I think you take all this (i.e. the word "replace") too literally. For sure, the compiler has some data structures where the types and names and scopes of all items in the program are held.

Look, it's quite simple in principle, if we have:

static <X> List<X> meth(X[] arr) { .... }

And later, you do:

Integer arr = new Integer[100];
List<Integer> list = meth(arr);
Integer foo = list.get(1);

then you are instantiating the type of the meth method:

static List<Integer> meth(Integer[] arr) { .... }

The point of the generics is to say that meth works for any type. This is just what the compiler checks. And it will know, that, for all X if you pass an array of X, you get back a list of X, hence, since you passed Integer[], the result must be List<Integer> and the list assignment is correct. Furthermore, the compiler knows, that ** for all X **, if you get an element from a List<X>, it will be an X.

Therefore, the compiler notes and checks that foo is an Integer. Later, on code generation, it will insert there a cast to Integer, because, due to type erasure, the return value from List.get is Object.

Note also, that "replace" does not mean that the compiler somehow alters your code.

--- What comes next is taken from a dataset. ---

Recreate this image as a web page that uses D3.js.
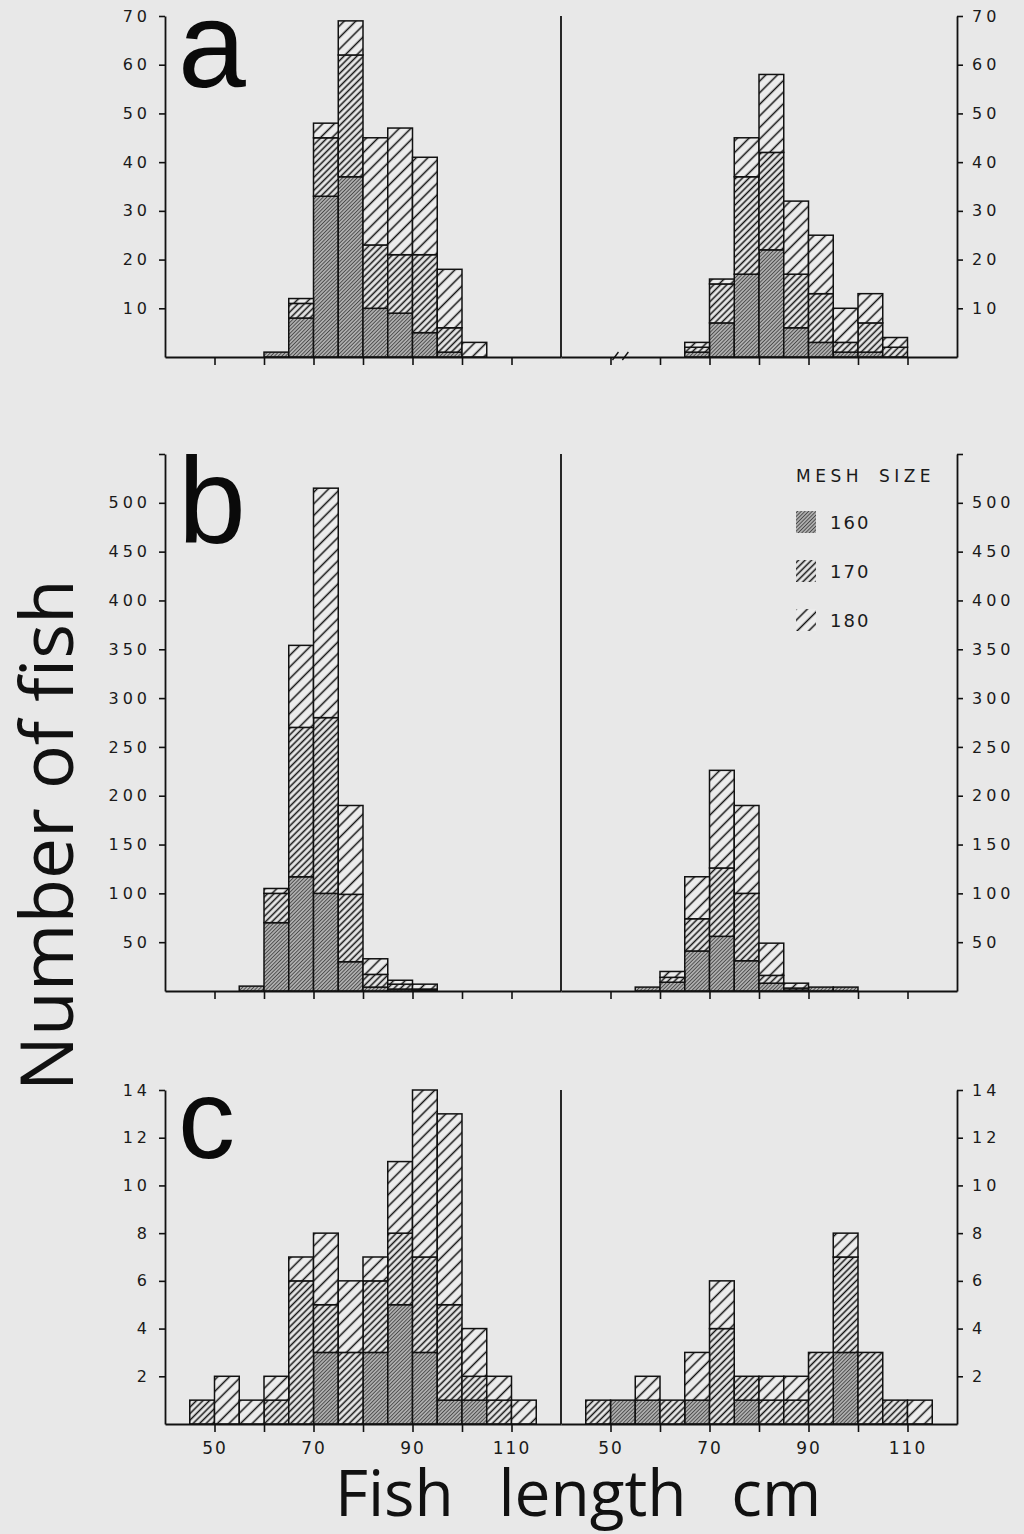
<!DOCTYPE html>
<html>
<head>
<meta charset="utf-8">
<script src="https://cdn.jsdelivr.net/npm/d3@7"></script>
<style>
  html, body { margin: 0; padding: 0; background: #e8e8e8; }
  svg { display: block; }
</style>
</head>
<body>
<svg id="chart" width="1024" height="1534"></svg>
<script>
// start of each 5 cm length class
const bins = [45, 50, 55, 60, 65, 70, 75, 80, 85, 90, 95, 100, 105, 110];
const meshSizes = ["160", "170", "180"];

// panel a
const a_left_160  = [0, 0, 0, 1, 8, 33, 37, 10, 9, 5, 1, 0, 0, 0];
const a_left_170  = [0, 0, 0, 0, 3, 12, 25, 13, 12, 16, 5, 0, 0, 0];
const a_left_180  = [0, 0, 0, 0, 1, 3, 7, 22, 26, 20, 12, 3, 0, 0];
const a_right_160 = [0, 0, 0, 0, 1, 7, 17, 22, 6, 3, 1, 1, 0, 0];
const a_right_170 = [0, 0, 0, 0, 1, 8, 20, 20, 11, 10, 2, 6, 2, 0];
const a_right_180 = [0, 0, 0, 0, 1, 1, 8, 16, 15, 12, 7, 6, 2, 0];

// panel b
const b_left_160  = [0, 0, 5, 70, 117, 100, 30, 4, 2, 1, 0, 0, 0, 0];
const b_left_170  = [0, 0, 0, 30, 153, 180, 69, 13, 5, 1, 0, 0, 0, 0];
const b_left_180  = [0, 0, 0, 5, 84, 235, 91, 16, 4, 5, 0, 0, 0, 0];
const b_right_160 = [0, 0, 4, 9, 41, 56, 31, 8, 1, 4, 4, 0, 0, 0];
const b_right_170 = [0, 0, 0, 5, 33, 70, 69, 8, 2, 0, 0, 0, 0, 0];
const b_right_180 = [0, 0, 0, 6, 43, 100, 90, 33, 5, 0, 0, 0, 0, 0];

// panel c
const c_left_160  = [0, 0, 0, 0, 0, 3, 0, 3, 5, 3, 1, 1, 0, 0];
const c_left_170  = [1, 0, 0, 1, 6, 2, 3, 3, 3, 4, 4, 1, 1, 0];
const c_left_180  = [0, 2, 1, 1, 1, 3, 3, 1, 3, 7, 8, 2, 1, 1];
const c_right_160 = [0, 1, 1, 0, 1, 0, 1, 0, 0, 0, 3, 0, 0, 0];
const c_right_170 = [1, 0, 0, 1, 0, 4, 1, 1, 1, 3, 4, 3, 1, 0];
const c_right_180 = [0, 0, 1, 0, 2, 2, 0, 1, 1, 0, 1, 0, 0, 1];

// y ticks per panel row (the top tick of b has no label)
const a_ticks = [10, 20, 30, 40, 50, 60, 70];
const b_ticks = [50, 100, 150, 200, 250, 300, 350, 400, 450, 500, 550];
const c_ticks = [2, 4, 6, 8, 10, 12, 14];
const xTicks = [50, 60, 70, 80, 90, 100, 110];
const xLabels = [50, 70, 90, 110];

const rows = [
  { key: "a", max: 70,  ticks: a_ticks, top: 16,   base: 357,  left: [a_left_160, a_left_170, a_left_180],  right: [a_right_160, a_right_170, a_right_180] },
  { key: "b", max: 550, ticks: b_ticks, top: 454,  base: 991,  left: [b_left_160, b_left_170, b_left_180],  right: [b_right_160, b_right_170, b_right_180] },
  { key: "c", max: 14,  ticks: c_ticks, top: 1090, base: 1424, left: [c_left_160, c_left_170, c_left_180],  right: [c_right_160, c_right_170, c_right_180] }
];

const xLeft = d3.scaleLinear().domain([40, 120]).range([165, 561]);
const xRight = d3.scaleLinear().domain([40, 120]).range([561, 957]);

const svg = d3.select("#chart");
svg.append("rect").attr("width", 1024).attr("height", 1534).attr("fill", "#e8e8e8");

// hatch patterns for the three mesh sizes
const defs = svg.append("defs");
function hatch(id, gap, lw, color, bg) {
  const p = defs.append("pattern")
    .attr("id", id)
    .attr("patternUnits", "userSpaceOnUse")
    .attr("width", gap).attr("height", gap)
    .attr("patternTransform", "rotate(45)");
  p.append("rect").attr("width", gap).attr("height", gap).attr("fill", bg);
  p.append("line")
    .attr("x1", gap / 2).attr("y1", 0)
    .attr("x2", gap / 2).attr("y2", gap)
    .attr("stroke", color).attr("stroke-width", lw);
}
hatch("m160", 2.6, 1.1, "#4a4a4a", "#bdbdbd");
hatch("m170", 4.6, 1.5, "#111", "#e8e8e8");
hatch("m180", 8.2, 1.5, "#111", "#ececec");
const fillFor = { "160": "url(#m160)", "170": "url(#m170)", "180": "url(#m180)" };

const tickFont = "'DejaVu Sans', sans-serif";

function drawPanel(g, x, series, y) {
  const table = bins.map((b, i) => ({ bin: b, "160": series[0][i], "170": series[1][i], "180": series[2][i] }));
  const stacked = d3.stack().keys(meshSizes)(table);
  stacked.forEach(layer => {
    g.append("g")
      .selectAll("rect")
      .data(layer.filter(d => d[1] - d[0] > 0))
      .join("rect")
      .attr("x", d => x(d.data.bin))
      .attr("width", d => x(d.data.bin + 5) - x(d.data.bin))
      .attr("y", d => y(d[1]))
      .attr("height", d => y(d[0]) - y(d[1]))
      .attr("fill", fillFor[layer.key])
      .attr("stroke", "#111")
      .attr("stroke-width", 1.5);
  });
}

function styleAxis(sel) {
  sel.select(".domain").attr("stroke", "#111").attr("stroke-width", 1.8);
  sel.selectAll(".tick line").attr("stroke", "#111").attr("stroke-width", 1.6);
  sel.selectAll(".tick text")
    .attr("fill", "#1a1a1a")
    .style("font-family", tickFont)
    .style("font-size", "16px")
    .style("letter-spacing", "4px");
  // drop empty labels
  sel.selectAll(".tick text").filter(function() { return this.textContent === ""; }).remove();
}

rows.forEach(r => {
  const y = d3.scaleLinear().domain([0, r.max]).range([r.base, r.top]);
  const g = svg.append("g");

  drawPanel(g, xLeft, r.left, y);
  drawPanel(g, xRight, r.right, y);

  const fmt = d => (r.key === "b" && d === 550) ? "" : d;

  g.append("g")
    .attr("transform", `translate(${xLeft(40)},0)`)
    .call(d3.axisLeft(y).tickValues(r.ticks).tickFormat(fmt).tickSize(6).tickSizeOuter(0).tickPadding(8))
    .call(styleAxis);

  g.append("g")
    .attr("transform", `translate(${xRight(120)},0)`)
    .call(d3.axisRight(y).tickValues(r.ticks).tickFormat(fmt).tickSize(6).tickSizeOuter(0).tickPadding(9))
    .call(styleAxis);

  // divider between the two halves
  g.append("line")
    .attr("x1", xLeft(120)).attr("x2", xLeft(120))
    .attr("y1", y(r.max)).attr("y2", y(0))
    .attr("stroke", "#111").attr("stroke-width", 1.8);

  [xLeft, xRight].forEach(x => {
    g.append("g")
      .attr("transform", `translate(0,${y(0)})`)
      .call(d3.axisBottom(x).tickValues(xTicks)
        .tickFormat(d => (r.key === "c" && xLabels.includes(d)) ? d : "")
        .tickSize(8).tickSizeOuter(0).tickPadding(10))
      .call(styleAxis)
      .selectAll(".tick text").style("font-size", "17px").style("letter-spacing", "2px");
  });

  // panel letter
  svg.append("text")
    .attr("x", 178)
    .attr("y", r.top + (r.key === "b" ? 89 : (r.key === "a" ? 71 : 68)))
    .style("font-family", "'Liberation Sans', Arial, sans-serif")
    .style("font-size", r.key === "c" ? "114px" : "122px")
    .attr("fill", "#0a0a0a")
    .text(r.key);

  // small axis-break mark on the baseline of panel a, right half
  if (r.key === "a") {
    [51, 53].forEach(v => {
      svg.append("line")
        .attr("x1", xRight(v) - 3).attr("y1", y(0) + 3)
        .attr("x2", xRight(v) + 3).attr("y2", y(0) - 5)
        .attr("stroke", "#111").attr("stroke-width", 1.3);
    });
  }
});

// legend
const legend = svg.append("g").attr("transform", "translate(796,0)");
legend.append("text")
  .attr("x", 0).attr("y", 482)
  .style("font-family", tickFont).style("font-size", "17px")
  .style("letter-spacing", "4.5px").style("word-spacing", "6px")
  .attr("fill", "#1a1a1a")
  .text("MESH SIZE");
const legendY = d3.scalePoint().domain(meshSizes).range([522, 620]);
meshSizes.forEach(m => {
  legend.append("rect")
    .attr("x", 0).attr("y", legendY(m) - 11)
    .attr("width", 20).attr("height", 22)
    .attr("fill", fillFor[m]);
  legend.append("text")
    .attr("x", 34).attr("y", legendY(m) + 7)
    .style("font-family", tickFont).style("font-size", "18px")
    .style("letter-spacing", "2px")
    .attr("fill", "#1a1a1a")
    .text(m);
});

// axis titles
svg.append("text")
  .attr("transform", "translate(73,835) rotate(-90)")
  .attr("text-anchor", "middle")
  .style("font-family", "'Open Sans', sans-serif")
  .style("font-size", "73px")
  .attr("fill", "#111")
  .text("Number of fish");

svg.append("text")
  .attr("x", 578).attr("y", 1516)
  .attr("text-anchor", "middle")
  .style("font-family", "'Open Sans', sans-serif")
  .style("font-size", "64px")
  .style("word-spacing", "28px")
  .attr("fill", "#111")
  .text("Fish length cm");
</script>
</body>
</html>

It just creates (maybe temporary) from the generic type signature a non-generic one (by substituting - if you like this better - all the type parameters with their actual types), and uses this to check the type.

It is just like in math, if I say: Please replace the a with 42 and check if the equation is true:

a + 1 = 43

then it makes no sense to ask "where exactly" this replacement takes place. Most probably in your brain.